Piano Trio No.2 in E flat Major, Op.62
Giuseppe Martucci (1856-1909) was born in the southern Italian city of Capua. His father was a bandmaster and gave him his first music lessons on the piano. When it was discovered that the boy was prodigy, he was sent to the Naples Conservatory at the age of 11. Before he could graduate, his father, seeing his son's amazing talent, decided to cash in and started him on a successful concert career. Martucci became well-known as a concert artist throughout Europe and his playing was admired by Franz Liszt and Anton Rubinstein among others. However, later when he became of age and gained independence from his father, he worked as a professor at the Naples Conservatory, virtually ending his concert career. Besides being an important teacher, he also became the conductor of the Naples Symphony Orchestra and later the Liceo Musicale Bolognese orchestra. He is recognized as an important late 19th century Italian composer and was considered the leader of the group of Italian composers determined to break away from the dominance of opera in Italy and to restore instrumental music to its rightful place.
Piano Trio No.2 was written in 1883 almost immediately after his first piano trio. It is written on a large scale and all of the movements are substantial.
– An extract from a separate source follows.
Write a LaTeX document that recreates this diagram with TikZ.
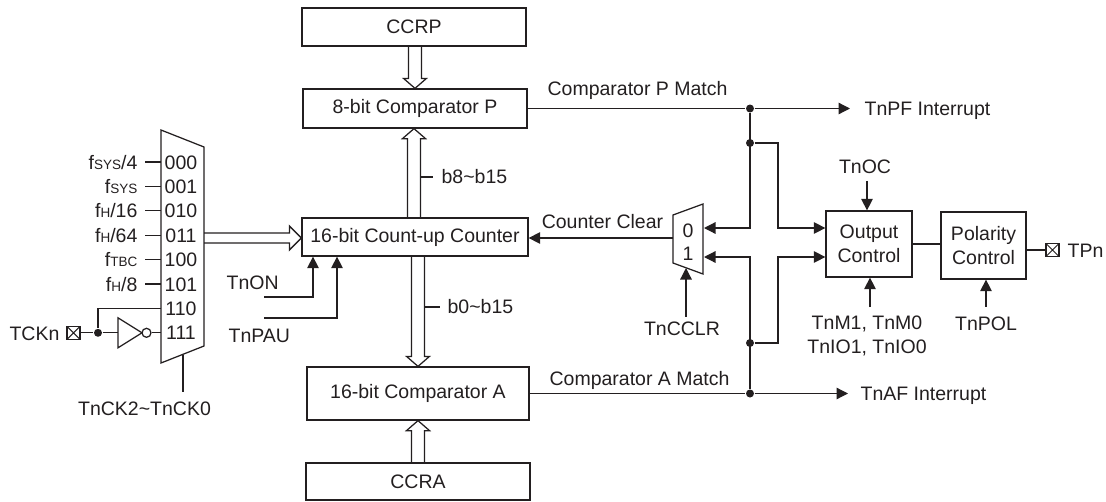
\documentclass[tikz,border=0pt]{standalone}
\usepackage{fontspec}
\setmainfont{Liberation Sans}
\usetikzlibrary{arrows.meta,calc}
\definecolor{ink}{HTML}{231F20}
\newcommand{\lsub}[1]{{\fontsize{13.5}{14}\selectfont #1}}
\newcommand{\busV}[4]{% #1 dx, #2 from, #3 to, #4 dir (1 up, -1 down)
  \draw[bus] let \p1=(#2), \p2=(#3) in
   ({\x1+(#1)-6.5pt},\y1) -- ({\x1+(#1)-6.5pt},{\y2-(#4)*10pt}) -- ({\x1+(#1)-11.5pt},{\y2-(#4)*10pt})
   -- ({\x1+(#1)},\y2) -- ({\x1+(#1)+11.5pt},{\y2-(#4)*10pt}) -- ({\x1+(#1)+6.5pt},{\y2-(#4)*10pt})
   -- ({\x1+(#1)+6.5pt},\y1);}
\begin{document}
\begin{tikzpicture}[x=1pt,y=-1pt,line width=1.25pt,color=ink,
  font=\fontsize{19.5}{24}\selectfont,
  blk/.style={draw,inner sep=0pt,align=center},
  sig/.style={-{Triangle[length=11.5pt,width=11.5pt]}},
  wire/.style={line join=miter},
  jdot/.style={circle,fill,inner sep=0pt,minimum size=8pt},
  lbl/.style={inner sep=0pt},
  pinbox/.style={draw,line width=1.2pt,minimum size=13pt,inner sep=0pt,
    path picture={\draw[line width=1pt] (path picture bounding box.north west)--(path picture bounding box.south east)
      (path picture bounding box.north east)--(path picture bounding box.south west);}},
  bus/.style={line join=miter}]
\useasboundingbox (0,0) rectangle (1106,501);

% main blocks
\node[blk,minimum width=224pt,minimum height=38pt] (ccrp) at (414,27) {CCRP};
\node[blk,minimum width=224pt,minimum height=39pt] (cmpp) at (415,108.5) {8-bit Comparator P};
\node[blk,minimum width=226pt,minimum height=38pt] (cnt) at (415,237) {16-bit Count-up Counter};
\node[blk,minimum width=222pt,minimum height=53pt] (cmpa) at (418,393.5) {16-bit Comparator A};
\node[blk,minimum width=224pt,minimum height=37pt] (ccra) at (418,481.5) {CCRA};

% buses
\busV{1pt}{ccrp.south}{cmpp.north}{-1}
\busV{-1pt}{cnt.north}{cmpp.south}{1}
\busV{3pt}{cnt.south}{cmpa.north}{-1}
\busV{0pt}{ccra.north}{cmpa.south}{1}

% clock mux
\coordinate (mTL) at (161,130);
\coordinate (mTR) at (204,147);
\coordinate (mBR) at (204,346);
\coordinate (mBL) at (161,363);
\draw[wire] (mTL)--(mTR)--(mBR)--(mBL)--cycle;

\foreach \k/\y/\c in {0/162/000,1/186.4/001,2/210.8/010,3/235.2/011,4/259.6/100,5/284/101,6/308.4/110,7/332.8/111}{
  \node[lbl,anchor=base] (c\k) at (181,\y+7) {\c};
  \coordinate (i\k) at (161,\y);
}
\node[lbl,anchor=base east] (s0) at (138,169) {f\lsub{SYS}/4};
\node[lbl,anchor=base east] (s1) at (138,193.4) {f\lsub{SYS}};
\node[lbl,anchor=base east] (s2) at (138,217.8) {f\lsub{H}/16};
\node[lbl,anchor=base east] (s3) at (138,242.2) {f\lsub{H}/64};
\node[lbl,anchor=base east] (s4) at (138,266.6) {f\lsub{TBC}};
\node[lbl,anchor=base east] (s5) at (138,291) {f\lsub{H}/8};
\foreach \k in {0,...,5}{
  \draw ($(i\k)+(-16,0)$) -- (i\k);
}

% TCKn input
\node[lbl,anchor=base east] (tckn) at (60,340) {TCKn};
\node[pinbox] (tpin) at (73.5,332.8) {};
\node[jdot] (tdot) at (98,332.8) {};
\coordinate (invin) at (118,332.8);
\draw[wire] (118,317.8) -- (142,332.8) -- (118,347.8) -- cycle;
\node[circle,draw,inner sep=0pt,minimum size=9pt] (bub) at (146.5,332.8) {};
\draw (tpin.east) -- (tdot) -- (invin);
\draw (bub.east) -- (i7);
\draw (tdot) |- (i6);

% select
\coordinate (msel) at (183,354.5);
\node[lbl,anchor=base] (selL) at (144.5,415) {TnCK2\textasciitilde TnCK0};
\draw (msel) -- (183,392);

% mux -> counter bus
\coordinate (muxout) at (204,238);
\draw[bus] let \p1=(muxout), \p2=(cnt.west) in
  (\x1,{\y1+5pt}) -- ({\x2-12pt},{\y1+5pt}) -- ({\x2-12pt},{\y1+12pt}) -- (\x2,\y1)
  -- ({\x2-12pt},{\y1-12pt}) -- ({\x2-12pt},{\y1-5pt}) -- (\x1,{\y1-5pt});

% TnON / TnPAU
\node[lbl,anchor=base west] (tnon) at (226,289) {TnON};
\node[lbl,anchor=base west] (tnpau) at (228,342) {TnPAU};
\draw[sig] (264,297) -| ([xshift=-102pt]cnt.south);
\draw[sig] (264,318) -| ([xshift=-78pt]cnt.south);

% bit labels
\draw (420.5,177) -- (433,177) node[lbl,anchor=west,xshift=8pt] (b8) {b8\textasciitilde b15};
\draw (424.5,307) -- (440,307) node[lbl,anchor=west,xshift=7pt] (b0) {b0\textasciitilde b15};

% comparator outputs
\node[jdot] (pj) at (750,108.5) {};
\node[jdot] (pj2) at (750,143) {};
\node[jdot] (aj) at (750,393.5) {};
\node[jdot] (aj2) at (750,343) {};
\node[lbl,anchor=base west] (pm) at (547,95) {Comparator P Match};
\node[lbl,anchor=base west] (am) at (549,385) {Comparator A Match};
\node[lbl,anchor=base west] (pf) at (864,115.5) {TnPF Interrupt};
\node[lbl,anchor=base west] (af) at (860,400.5) {TnAF Interrupt};
\draw (cmpp.east) -- (pj);
\draw (cmpa.east) -- (aj);
\draw[sig] (pj) -- ($(pj -| pf.west)+(-14,0)$);
\draw[sig] (aj) -- ($(aj -| af.west)+(-12,0)$);

% counter-clear mux
\draw[wire] (673,215) -- (703,204) -- (703,274) -- (673,263) -- cycle;
\node[lbl,anchor=base] (z0) at (688,237) {0};
\node[lbl,anchor=base] (z1) at (688,260) {1};
\coordinate (m0) at (704,228);
\coordinate (m1) at (704,257);
\coordinate (mout) at (673,238);
\coordinate (msel2) at (686,268);
\node[lbl,anchor=base] (ccl) at (602.5,228) {Counter Clear};
\draw[sig] (mout) -- (cnt.east |- mout);
\node[lbl,anchor=base] (cclr) at (682,335) {TnCCLR};
\draw[sig] ([xshift=4pt,yshift=4pt]cclr.north) -- (msel2);

% output control / polarity
\node[blk,minimum width=86pt,minimum height=66pt] (oc) at (869,244) {Output\\Control};
\node[blk,minimum width=85pt,minimum height=67pt] (pol) at (983.5,245.5) {Polarity\\Control};
\draw (oc.east) -- (oc.east -| pol.west);
\node[pinbox] (tpn) at (1052.5,250) {};
\node[lbl,anchor=base west] (tpnL) at (1067,257) {TPn};
\draw (pol.east |- tpn) -- (tpn.west);

\draw[sig] (pj) |- (m0);
\draw[sig] (aj) |- (m1);
\draw[sig] (pj2) -- ++(28,0) |- ([yshift=16pt]oc.west);
\draw[sig] (aj2) -- ++(28,0) |- ([yshift=-13pt]oc.west);

\node[lbl,anchor=base] (tnoc) at (865,173) {TnOC};
\draw[sig] ([xshift=2pt,yshift=-7pt]tnoc.south) -- ([xshift=-2pt]oc.north);
\node[lbl,align=center] (tnm) at (867,336) {TnM1, TnM0\\TnIO1, TnIO0};
\draw[sig] (870,307) -- (870,0 |- oc.south);
\node[lbl,anchor=base] (tnpol) at (986,330) {TnPOL};
\draw[sig] ([yshift=9pt]tnpol.north) -- (tnpol.north |- pol.south);
\end{tikzpicture}
\end{document}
A big, leisurely Allegro introduces a very lyrical and lazy melody. One hears the influence of Brahms. A Scherzo-Allegro follows. It is rather more subdued, again a la Brahms, than the average scherzo. The contrasting trio is a marvelous other-worldly theme given to the strings over the piano. Next is an Adagio filled with lovely themes and faint echoes of Brahms. The Finale, Allegro vivace, is an energetic affair, quite original, with a splendid conclusion.
We have reprinted the original edition but have added rehearsal letters and corrected a few mistakes. Long out of print, we are pleased to make this wonderful piano trio available once again and warmly recommend it to both professionals and amateurs.